File This Under "Why I Don't Watch A Lot of College Sports"

I just read a column on Grio about the racism of college athletics. No, not for using young black men. No, not for not getting them that fat NBA contract or NFL signing bonus. For using their images in a video game without compensating them. This is what is advocated as advancement for blacks?

How about getting the NCAA to graduate a few more of its players rather than tossing them aside after their eligibility expires?

The last I checked, these are supposed to be educational institutions. What are these universities doing to help these young men (almost always from impoverished backgrounds) graduate with degrees and succeed in society?
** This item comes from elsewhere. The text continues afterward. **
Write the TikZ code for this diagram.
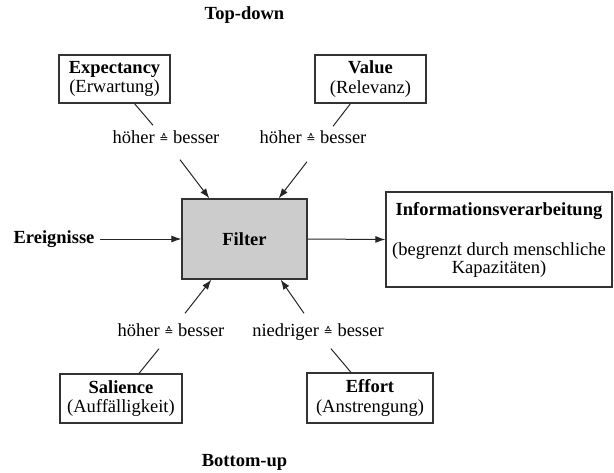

Graduation rates are well below even 30% in many major schools – they should be ashamed of such pathetic figures. Yet, they're not, and nobody calls them on it.

The happy few will go on to NFL and NBA careers (and most of those won’t make the ‘star’ level money), but what about the rest?

These men are tossed away like useless rags once their eligibility is over, while universities rake in millions. Even the best sports careers last but a few precious years, and for many of these men, they don’t happen at all. Injury and the next rookie in line will end their livelihood, and then what? For many of these young men, the answer to that question is a sorry one indeed.

And where does all that money go?

It seems few of the high visibility schools give a damn about these young men and do nothing to help them, and the NCAA, for all its hollow preaching, is even worse. I love sports as much as the next guy does, but is the cost in young lives worth it? Maurice Clarett (or fill in the name of the latest former NCAA star you’ve recently read about being arrested) could be the poster boy for this failed system; what are schools doing to prevent more like him? Sadly, not a whole hell of a lot.

I realize there is some degree of personal responsibility on their part, but how can we expect much when so many of these boys are coddled through a system that now ranks even high-school teams on a national basis, and players are allowed to slide through with no emphasis on education?

School should be about learning, not sports. Sport has its place and its value, but not at the price these young men pay in the long term.

How about getting the NCAA to graduate a few more of its players rather than tossing them aside after their eligibility expires? And how about the NAACP ceasing to tacitly support such a disgrace?